What the task asks: Find the string "this" in the listing and report every line that has it.

Dataset rows:
+===+

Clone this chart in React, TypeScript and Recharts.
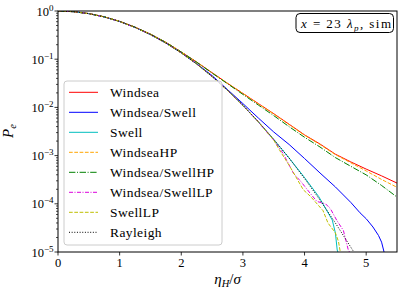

+===+

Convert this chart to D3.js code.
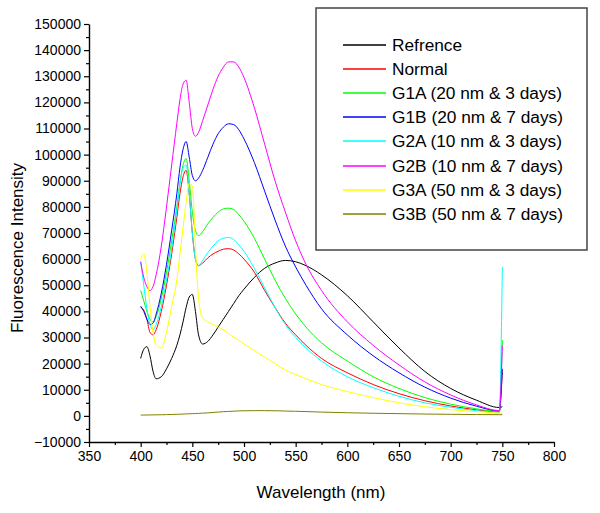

+===+

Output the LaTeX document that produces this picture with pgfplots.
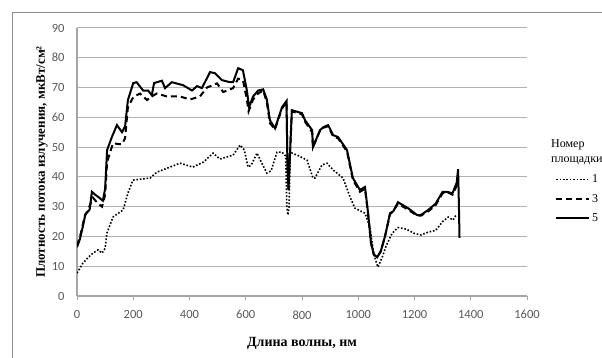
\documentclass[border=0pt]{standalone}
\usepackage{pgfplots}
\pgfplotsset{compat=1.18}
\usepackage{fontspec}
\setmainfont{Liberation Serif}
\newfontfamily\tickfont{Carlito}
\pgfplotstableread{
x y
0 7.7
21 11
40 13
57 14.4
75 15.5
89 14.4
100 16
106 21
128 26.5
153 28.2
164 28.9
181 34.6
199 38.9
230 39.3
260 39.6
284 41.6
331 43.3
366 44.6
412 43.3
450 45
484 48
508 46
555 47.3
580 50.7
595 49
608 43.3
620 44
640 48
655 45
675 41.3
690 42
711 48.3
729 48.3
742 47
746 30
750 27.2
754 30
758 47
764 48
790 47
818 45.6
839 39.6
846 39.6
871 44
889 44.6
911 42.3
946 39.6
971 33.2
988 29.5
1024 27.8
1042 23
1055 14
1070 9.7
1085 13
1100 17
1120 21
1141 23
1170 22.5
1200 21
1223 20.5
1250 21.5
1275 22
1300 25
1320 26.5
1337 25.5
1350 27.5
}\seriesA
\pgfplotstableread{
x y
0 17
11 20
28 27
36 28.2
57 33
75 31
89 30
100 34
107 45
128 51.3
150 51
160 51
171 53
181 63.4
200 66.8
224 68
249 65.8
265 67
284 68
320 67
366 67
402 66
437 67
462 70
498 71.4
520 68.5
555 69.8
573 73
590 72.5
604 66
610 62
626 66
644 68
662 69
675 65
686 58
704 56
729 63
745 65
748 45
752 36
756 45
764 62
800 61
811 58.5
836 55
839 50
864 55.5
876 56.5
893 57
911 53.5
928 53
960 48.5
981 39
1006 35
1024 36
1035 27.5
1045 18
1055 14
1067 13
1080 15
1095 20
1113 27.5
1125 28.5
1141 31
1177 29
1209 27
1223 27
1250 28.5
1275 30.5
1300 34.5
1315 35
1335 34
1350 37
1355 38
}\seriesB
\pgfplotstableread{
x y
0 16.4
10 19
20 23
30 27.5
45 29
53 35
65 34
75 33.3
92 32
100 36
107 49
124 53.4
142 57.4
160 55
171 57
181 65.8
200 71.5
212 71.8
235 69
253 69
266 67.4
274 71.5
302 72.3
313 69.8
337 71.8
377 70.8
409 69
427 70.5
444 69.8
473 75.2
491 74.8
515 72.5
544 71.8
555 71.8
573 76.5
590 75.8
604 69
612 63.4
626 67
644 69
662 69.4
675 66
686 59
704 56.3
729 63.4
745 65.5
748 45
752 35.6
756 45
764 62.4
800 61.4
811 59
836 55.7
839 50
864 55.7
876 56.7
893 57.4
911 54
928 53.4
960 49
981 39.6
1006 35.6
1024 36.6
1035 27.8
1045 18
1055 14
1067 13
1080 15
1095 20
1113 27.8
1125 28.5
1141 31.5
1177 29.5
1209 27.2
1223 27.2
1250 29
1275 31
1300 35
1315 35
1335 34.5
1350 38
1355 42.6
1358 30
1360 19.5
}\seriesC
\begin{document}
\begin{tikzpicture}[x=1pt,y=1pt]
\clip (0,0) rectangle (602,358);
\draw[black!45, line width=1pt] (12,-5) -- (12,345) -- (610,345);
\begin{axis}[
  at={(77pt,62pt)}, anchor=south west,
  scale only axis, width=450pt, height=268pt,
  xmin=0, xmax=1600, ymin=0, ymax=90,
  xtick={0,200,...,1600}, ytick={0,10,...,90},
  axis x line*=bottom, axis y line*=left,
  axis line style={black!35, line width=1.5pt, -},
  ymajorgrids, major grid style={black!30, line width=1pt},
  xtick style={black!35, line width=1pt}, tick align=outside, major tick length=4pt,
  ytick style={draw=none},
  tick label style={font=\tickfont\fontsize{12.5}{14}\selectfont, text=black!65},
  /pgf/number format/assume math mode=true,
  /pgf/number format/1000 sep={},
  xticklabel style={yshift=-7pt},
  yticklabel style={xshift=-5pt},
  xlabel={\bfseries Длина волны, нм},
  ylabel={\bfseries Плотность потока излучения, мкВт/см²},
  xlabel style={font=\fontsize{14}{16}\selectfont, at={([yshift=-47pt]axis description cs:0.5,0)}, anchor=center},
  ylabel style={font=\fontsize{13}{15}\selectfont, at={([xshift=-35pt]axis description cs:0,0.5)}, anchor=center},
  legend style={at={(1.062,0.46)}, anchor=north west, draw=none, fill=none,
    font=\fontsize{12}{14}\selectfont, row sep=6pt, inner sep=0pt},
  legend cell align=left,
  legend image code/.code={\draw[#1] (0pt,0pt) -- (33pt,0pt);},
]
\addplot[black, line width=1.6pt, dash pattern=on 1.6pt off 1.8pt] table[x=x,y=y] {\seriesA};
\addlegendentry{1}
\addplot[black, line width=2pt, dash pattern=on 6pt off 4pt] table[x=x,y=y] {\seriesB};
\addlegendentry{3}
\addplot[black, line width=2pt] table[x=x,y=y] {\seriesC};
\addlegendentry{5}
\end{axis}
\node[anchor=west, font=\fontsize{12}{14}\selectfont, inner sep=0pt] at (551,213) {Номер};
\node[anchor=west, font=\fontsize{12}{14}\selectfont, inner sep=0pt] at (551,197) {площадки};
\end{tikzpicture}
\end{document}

+===+

Full output:
Clone this chart in React, TypeScript and Recharts.
Convert this chart to D3.js code.
Output the LaTeX document that produces this picture with pgfplots.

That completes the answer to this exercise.